Monday, December 19, 2016

Toys-Part 1 (Tin Plate)

Monday, December 19, 2016
-19 C   -2.2 F

Part 1-Toys
The Tinplate Toy

I've written very many posts, but I haven't written posts about what the toys are made from, so I have decided to add a post about each of the 3 major toy materials - Tin or tinplate, cast iron, and pressed steel. As I hardly write about modern-era toys, plastic toys are not included.

tin toy, or tin lithograph toy, is a mechanical toy made out of  tinplate and colorfully painted by chromolithography to resemble primarily a character or vehicle.

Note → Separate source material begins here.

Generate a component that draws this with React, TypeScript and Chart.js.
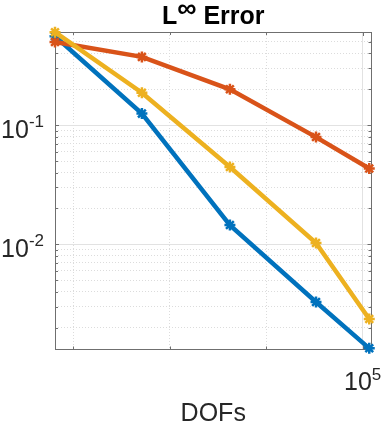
import React, { useEffect, useRef } from "react";
import { Chart, registerables } from "chart.js";

Chart.register(...registerables);

// ---- data ----
const dofs = [15960, 26800, 45300, 75700, 104000];
const errBlue = [0.557, 0.125, 0.0145, 0.00328, 0.00134];
const errOrange = [0.499, 0.374, 0.2, 0.0794, 0.0433];
const errYellow = [0.603, 0.187, 0.0445, 0.01025, 0.00236];
const seriesNames = ["Series 1", "Series 2", "Series 3"];
const seriesColors = ["#0072BD", "#D95319", "#EDB120"];

const xMin = 15960;
const xMax = 105400;
const yMin = 0.00131;
const yMax = 0.605;

const xGridValues = [Math.pow(10, 4.25), Math.pow(10, 4.5), Math.pow(10, 4.75), 1e5];
const xMajorValues = [1e5];
const yGridValues = [
  0.002, 0.003, 0.004, 0.005, 0.006, 0.007, 0.008, 0.009,
  0.01,
  0.02, 0.03, 0.04, 0.05, 0.06, 0.07, 0.08, 0.09,
  0.1,
  0.2, 0.3, 0.4, 0.5, 0.6,
];
const yMajorValues = [0.01, 0.1];
const yTickLabels = [
  { value: 0.1, base: "10", exp: "-1" },
  { value: 0.01, base: "10", exp: "-2" },
];
const xTickLabels = [{ value: 1e5, base: "10", exp: "5" }];
const titleMain = "L";
const titleSup = "\u221E";
const titleRest = " Error";
const xAxisTitle = "DOFs";

const FONT = "'Liberation Sans', Arial, Helvetica, sans-serif";
const AXIS_COLOR = "#6f6f6f";

const isMajor = (v: number, majors: number[]) =>
  majors.some((m) => Math.abs(m - v) / m < 1e-6);

const overlayPlugin = {
  id: "matlabOverlay",
  beforeDatasetsDraw(chart: any) {
    const { ctx, chartArea: a, scales } = chart;
    ctx.save();
    ctx.strokeStyle = AXIS_COLOR;
    ctx.lineWidth = 1;
    // box
    ctx.strokeRect(Math.round(a.left) + 0.5, Math.round(a.top) + 0.5,
      Math.round(a.right - a.left) - 1, Math.round(a.bottom - a.top) - 1);
    // inward ticks
    ctx.beginPath();
    for (const v of yGridValues) {
      const y = Math.round(scales.y.getPixelForValue(v)) + 0.5;
      const len = isMajor(v, yMajorValues) ? 4 : 3;
      ctx.moveTo(a.left, y);
      ctx.lineTo(a.left + len, y);
      ctx.moveTo(a.right, y);
      ctx.lineTo(a.right - len, y);
    }
    for (const v of xGridValues) {
      const x = Math.round(scales.x.getPixelForValue(v)) + 0.5;
      const len = isMajor(v, xMajorValues) ? 4 : 3;
      ctx.moveTo(x, a.bottom);
      ctx.lineTo(x, a.bottom - len);
      ctx.moveTo(x, a.top);
      ctx.lineTo(x, a.top + len);
    }
    ctx.stroke();
    ctx.restore();
  },
  afterDraw(chart: any) {
    const { ctx, chartArea: a, scales } = chart;
    ctx.save();
    ctx.fillStyle = "#262626";
    ctx.textBaseline = "alphabetic";
    ctx.textAlign = "left";
    const baseFont = `25px ${FONT}`;
    const expFont = `17px ${FONT}`;

    // y tick labels
    for (const t of yTickLabels) {
      const py = scales.y.getPixelForValue(t.value);
      ctx.font = expFont;
      const we = ctx.measureText(t.exp).width;
      ctx.font = baseFont;
      const wb = ctx.measureText(t.base).width;
      const right = 44;
      ctx.fillText(t.base, right - we - wb, py + 13);
      ctx.font = expFont;
      ctx.fillText(t.exp, right - we, py + 1.5);
    }
    // x tick labels
    for (const t of xTickLabels) {
      const px = scales.x.getPixelForValue(t.value);
      ctx.font = expFont;
      const we = ctx.measureText(t.exp).width;
      ctx.font = baseFont;
      const wb = ctx.measureText(t.base).width;
      const start = px - (wb + we) / 2;
      ctx.fillText(t.base, start, a.bottom + 40);
      ctx.font = expFont;
      ctx.fillText(t.exp, start + wb, a.bottom + 30.5);
    }
    // x axis title
    ctx.font = baseFont;
    ctx.textAlign = "center";
    ctx.fillText(xAxisTitle, (a.left + a.right) / 2, a.bottom + 71.5);

    // title
    ctx.fillStyle = "#000000";
    ctx.textAlign = "left";
    const tMainFont = `bold 25px ${FONT}`;
    const tSupFont = `bold 27px ${FONT}`;
    ctx.font = tMainFont;
    const w1 = ctx.measureText(titleMain).width;
    const w3 = ctx.measureText(titleRest).width;
    ctx.font = tSupFont;
    const w2 = ctx.measureText(titleSup).width;
    const cx = (a.left + a.right) / 2;
    let x = cx - (w1 + w2 + w3) / 2;
    ctx.font = tMainFont;
    ctx.fillText(titleMain, x, 24);
    x += w1;
    ctx.font = tSupFont;
    ctx.fillText(titleSup, x, 17);
    x += w2;
    ctx.font = tMainFont;
    ctx.fillText(titleRest, x, 24);
    ctx.restore();
  },
};

export default function App() {
  const canvasRef = useRef<HTMLCanvasElement | null>(null);

  useEffect(() => {
    const canvas = canvasRef.current;
    if (!canvas) return;
    const series = [errBlue, errOrange, errYellow];
    const datasets = series.map((vals, i) => ({
      label: seriesNames[i],
      data: dofs.map((d, j) => ({ x: d, y: vals[j] })),
      borderColor: seriesColors[i],
      backgroundColor: seriesColors[i],
      pointBackgroundColor: seriesColors[i],
      pointBorderColor: seriesColors[i],
      borderWidth: 4.5,
      pointStyle: "star",
      pointRadius: 5.5,
      pointBorderWidth: 2.5,
      tension: 0,
      clip: false as any,
      order: 3 - i,
    }));

    const gridOpts = (majors: number[]) => ({
      drawTicks: false,
      color: (c: any) =>
        c.tick && isMajor(c.tick.value, majors) ? "#e2e2e2" : "#dcdcdc",
      lineWidth: 1,
    });
    const borderOpts = (majors: number[]) => ({
      display: false,
      dash: (c: any) =>
        c.tick && !isMajor(c.tick.value, majors) ? [1, 2] : [],
    });

    const chart = new Chart(canvas, {
      type: "line",
      data: { datasets },
      options: {
        animation: false,
        responsive: false,
        devicePixelRatio: 1,
        layout: {
          autoPadding: false,
          padding: { left: 55, right: 11.5, top: 32, bottom: 73.5 },
        },
        plugins: {
          legend: { display: false },
          title: { display: false },
          tooltip: { enabled: false },
        },
        scales: {
          x: {
            type: "logarithmic",
            min: xMin,
            max: xMax,
            afterBuildTicks: (scale: any) => {
              scale.ticks = xGridValues.map((v) => ({ value: v }));
            },
            ticks: { display: false },
            grid: gridOpts(xMajorValues) as any,
            border: borderOpts(xMajorValues) as any,
          },
          y: {
            type: "logarithmic",
            min: yMin,
            max: yMax,
            afterBuildTicks: (scale: any) => {
              scale.ticks = yGridValues.map((v) => ({ value: v }));
            },
            ticks: { display: false },
            grid: gridOpts(yMajorValues) as any,
            border: borderOpts(yMajorValues) as any,
          },
        },
      },
      plugins: [overlayPlugin],
    } as any);

    return () => chart.destroy();
  }, []);

  return (
    <div
      style={{
        position: "fixed",
        left: 0,
        top: 0,
        width: 383,
        height: 423,
        background: "#ffffff",
      }}
    >
      <canvas ref={canvasRef} width={383} height={423} style={{ display: "block" }} />
    </div>
  );
}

Tinplate was used in the manufacture of toys beginning in the mid-19th century. The toys were made from thin sheets of steel plated with tin, hence the name tinplate. They were a cheap and durable substitute for wooden toys. The toys were originally assembled and painted by hand. Spring activated tin toys originated in Germany in the 1850s. In the late 1880s offset lithography was used to print designs on tinplate. After the colorful designs were printed on the metal, they were formed by dies and assembled with small tabs. The lightweight nature of the toys allowed them to be shipped less expensively and easier than the heavier cast iron toys.
Germany was the major producer of tin toys in the world in the early 20th century. The most famous German manufacturer of tin toys was Ernst Paul Lehmann who is said to have exported 90% of his toys. France and England joined the fray and it wasn't long before hundreds of thousands of these penny toys were being manufactured. Production of tin toys in the United States started earlier, but began in earnest when tin ore mines were opened in Illinois providing easily available and cheap raw materials. A number of manufactures scrambled to catch up in the beginning of the 20th century, but it wasn't until after World War I, with anti-German sentiment high, that they began to make real gains. There was a growing demand for American produced products and by the 1920s American firms had overtaken the competition. The largest and most successful firm from the 1920s to the 1960s was Louis Marx and Company. Marx produced a huge number of designs and depended on large sales volumes to keep prices down.
The production of tin toys was discontinued during World War II because of the need for raw materials in the war effort. After the war, tin toys were produced in large numbers in Japan. Under occupation and the Marshall Plan, manufacturers in Japan were granted the right to resume production. The idea was to give Japan all of the low profit; high labor manufacturing and the US companies could sell the imported product. It worked better than they had expected and Japan became a tin toy manufacturing force until the end of the 1950s. In the 1960s cheaper plastic and new government safety regulations ended the reign of tin toys. Presently, China has taken over the role of the leading tin toy manufacturing country.*
* Reference:

Scarce 1930's JML France Pre War Triporteur Wind Up Motorcycle Trike Toy
Very large scale. The rear half of the toy uses the JML Motorcycle "Tag-0158. The
toy is designed as a Delivery Trike, as the hood can be opened to
reveal a storage compartment. The motorcycle half is brightly detailed and colourful.

Thanks for dropping by,
and have a great part of the day or night.